David Reich, a geneticist at the Harvard Medical School, has redrawn our species’ family tree. And today, in his office overlooking Avenue Louis Pasteur in Boston, he picks up a blue marker, walks up to a blank white wall, and shows the result to me. He starts with a pair of lines — one for humans and one for Neanderthals — that split off from a common ancestor no more than 700,000 years ago. The human branch divides into lineages of Africans, Asians, and Europeans, and then into twigs for smaller groups like the people of New Guinea or the residents of the remote Andaman Islands in the Indian Ocean. Reich also creates a branch off the Neanderthal line for the Denisovans, a paleolithic lineage geneticists discovered only a few years ago.
All well and good. This is the sort of picture you’d expect if we and our humanlike relatives diverged neatly through evolution. It looks a lot like the tree of life that Darwin included in The Origin of Species. But then Reich violates his tree.
Instead of making new branches, he starts linking branches together.

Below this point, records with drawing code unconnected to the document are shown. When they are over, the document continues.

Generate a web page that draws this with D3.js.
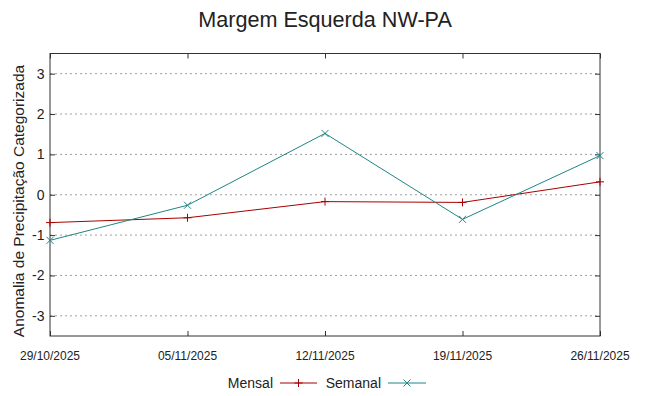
<!DOCTYPE html>
<html><head><meta charset="utf-8">
<script src="https://cdn.jsdelivr.net/npm/d3@7"></script>
<style>body{margin:0;background:#fff}svg{display:block}text{font-family:"Liberation Sans",Arial,sans-serif;fill:#222}</style>
</head><body><svg id="c" width="649" height="396"></svg>
<script>
const dates = ["29/10/2025","05/11/2025","12/11/2025","19/11/2025","26/11/2025"];
const mensal = [-0.69,-0.57,-0.17,-0.19,0.32];
const semanal = [-1.13,-0.26,1.52,-0.61,0.97];
const yTicks = [-3,-2,-1,0,1,2,3];
const title = "Margem Esquerda NW-PA";
const yLabel = "Anomalia de Precipitação Categorizada";

const svg = d3.select("#c");
const L=50, R=600, T=53.5, B=336;
const x = d3.scalePoint().domain(dates).range([L,R]);
const y = d3.scaleLinear().domain([-3.5,3.5]).range([B,T]);

svg.append("text").attr("x",325).attr("y",27).attr("text-anchor","middle")
  .style("font-size","21.6px").text(title);

// grid
svg.append("g").selectAll("line").data(yTicks).join("line")
  .attr("x1",L).attr("x2",R).attr("y1",d=>y(d)).attr("y2",d=>y(d))
  .attr("stroke","#a0a0a0").attr("stroke-width",1).attr("stroke-dasharray","2,3");

// axes with inside ticks
const tl=5;
const gl = svg.append("g").attr("transform",`translate(${L},0)`)
  .call(d3.axisRight(y).tickValues(yTicks).tickSize(tl).tickFormat(""));
const gr = svg.append("g").attr("transform",`translate(${R},0)`)
  .call(d3.axisLeft(y).tickValues(yTicks).tickSize(tl).tickFormat(""));
const gb = svg.append("g").attr("transform",`translate(0,${B})`)
  .call(d3.axisTop(x).tickSize(tl).tickFormat(""));
const gt = svg.append("g").attr("transform",`translate(0,${T})`)
  .call(d3.axisBottom(x).tickSize(tl).tickFormat(""));
[gl,gr,gb,gt].forEach(g=>{g.select(".domain").remove();g.selectAll("line").attr("stroke","#333");});
svg.append("rect").attr("x",L).attr("y",T).attr("width",R-L).attr("height",B-T)
  .attr("fill","none").attr("stroke","#333").attr("stroke-width",1);

// tick labels
svg.append("g").selectAll("text").data(yTicks).join("text")
  .attr("x",44.5).attr("y",d=>y(d)).attr("dy","0.35em").attr("text-anchor","end")
  .style("font-size","14px").text(d=>d);
svg.append("g").selectAll("text").data(dates).join("text")
  .attr("x",d=>x(d)).attr("y",360).attr("text-anchor","middle")
  .style("font-size","12px").text(d=>d);

svg.append("text").attr("transform","translate(24,201) rotate(-90)")
  .attr("text-anchor","middle").style("font-size","15.5px").text(yLabel);

const cM="#a80000", cS="#1f8585";
const line = d3.line().x((d,i)=>x(dates[i])).y(d=>y(d));
svg.append("path").datum(mensal).attr("d",line).attr("fill","none").attr("stroke",cM).attr("stroke-width",1);
svg.append("path").datum(semanal).attr("d",line).attr("fill","none").attr("stroke",cS).attr("stroke-width",1);

function plus(g,cx,cy,c){g.append("path").attr("d",`M${cx-4},${cy}H${cx+4}M${cx},${cy-4}V${cy+4}`).attr("stroke",c).attr("stroke-width",1);}
function cross(g,cx,cy,c){g.append("path").attr("d",`M${cx-3.5},${cy-3.5}L${cx+3.5},${cy+3.5}M${cx-3.5},${cy+3.5}L${cx+3.5},${cy-3.5}`).attr("stroke",c).attr("stroke-width",1);}
const gm = svg.append("g");
mensal.forEach((v,i)=>plus(gm,x(dates[i]),y(v),cM));
semanal.forEach((v,i)=>cross(gm,x(dates[i]),y(v),cS));

// legend
const ly=383;
svg.append("text").attr("x",273).attr("y",ly).attr("dy","0.35em").attr("text-anchor","end").style("font-size","14px").text("Mensal");
svg.append("line").attr("x1",280).attr("x2",317).attr("y1",ly).attr("y2",ly).attr("stroke",cM);
plus(svg,298.5,ly,cM);
svg.append("text").attr("x",381).attr("y",ly).attr("dy","0.35em").attr("text-anchor","end").style("font-size","14px").text("Semanal");
svg.append("line").attr("x1",388).attr("x2",426).attr("y1",ly).attr("y2",ly).attr("stroke",cS);
cross(svg,407,ly,cS);
</script></body></html>
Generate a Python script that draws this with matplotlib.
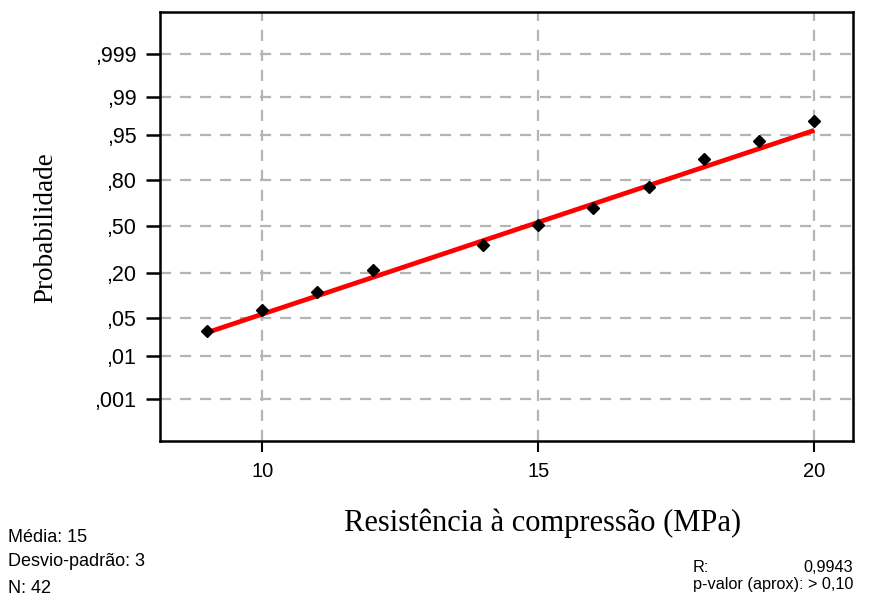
import matplotlib.pyplot as plt
import numpy as np
from statistics import NormalDist

nd = NormalDist()

# dados
resistencia = [9, 10, 11, 12, 14, 15, 16, 17, 18, 19, 20]
prob = [0.030, 0.066, 0.12, 0.22, 0.367, 0.514, 0.627, 0.758, 0.886, 0.937, 0.971]
media_ajuste = 14.77
dp_ajuste = 3.03
linha_x = [9, 20]

ticks_prob = [0.001, 0.01, 0.05, 0.20, 0.50, 0.80, 0.95, 0.99, 0.999]
ticks_lbl = [',001', ',01', ',05', ',20', ',50', ',80', ',95', ',99', ',999']
ticks_x = [10, 15, 20]

fig = plt.figure(figsize=(8.73, 5.99), dpi=100)
ax = fig.add_axes([0.1833, 0.2638, 0.7937, 0.7162])

z = [nd.inv_cdf(p) for p in prob]
lz = [(x - media_ajuste) / dp_ajuste for x in linha_x]

ax.plot(linha_x, lz, color='#ff0000', lw=3.4, solid_capstyle='butt', zorder=3)
ax.plot(resistencia, z, ls='none', marker='D', ms=6, color='black', zorder=4)

ax.set_xlim(8.15, 20.7)
ax.set_ylim(-3.85, 3.85)
ax.set_yticks([nd.inv_cdf(p) for p in ticks_prob])
ax.set_yticklabels(ticks_lbl)
ax.set_xticks(ticks_x)
ax.grid(True, color='#b4b4b4', ls=(0, (5, 4)), lw=1.6)
ax.set_axisbelow(True)

for s in ax.spines.values():
    s.set_linewidth(1.8)
ax.tick_params(axis='y', length=10, width=1.8, labelsize=15.5, pad=7)
ax.tick_params(axis='x', length=8, width=1.5, labelsize=14.5, pad=7)
for lbl in ax.get_xticklabels() + ax.get_yticklabels():
    lbl.set_family('Liberation Sans')

fig.text(0.052, 0.62, 'Probabilidade', family='Liberation Serif', fontsize=19.5,
         rotation=90, ha='center', va='center')
fig.text(0.621, 0.127, 'Resistência à compressão (MPa)', family='Liberation Serif',
         fontsize=22, ha='center', va='center')

fig.text(0.009, 0.102, 'Média: 15', family='Liberation Sans', fontsize=13, va='center')
fig.text(0.009, 0.063, 'Desvio-padrão: 3', family='Liberation Sans', fontsize=13, va='center')
fig.text(0.009, 0.018, 'N: 42', family='Liberation Sans', fontsize=13, va='center')
fig.text(0.793, 0.052, 'R:', family='Liberation Sans', fontsize=11.7, va='center')
fig.text(0.977, 0.052, '0,9943', family='Liberation Sans', fontsize=11.7, va='center', ha='right')
fig.text(0.977, 0.025, 'p-valor (aprox): > 0,10', family='Liberation Sans', fontsize=11.7,
         va='center', ha='right')

fig.savefig('out.png', dpi=100)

He inscribes a line that links the Neanderthal lineage to the Europeans and Asians. He joins the Denisovan line and the one leading to the people of New Guinea. He crisscrosses the tree again and again, joining the branches into a thicket of grafts.
Reich steps back and looks over his creation. He has a high forehead, a peregrine profile, and a very soft voice. “So,” he says quietly, “it’s a little bit complicated.”
That’s putting it mildly. Over the past 15 years, Reich has developed a toolbox of sophisticated statistical methods to extract history out of our DNA. And with those methods he has revealed scandalous liaisons dating back tens of thousands of years.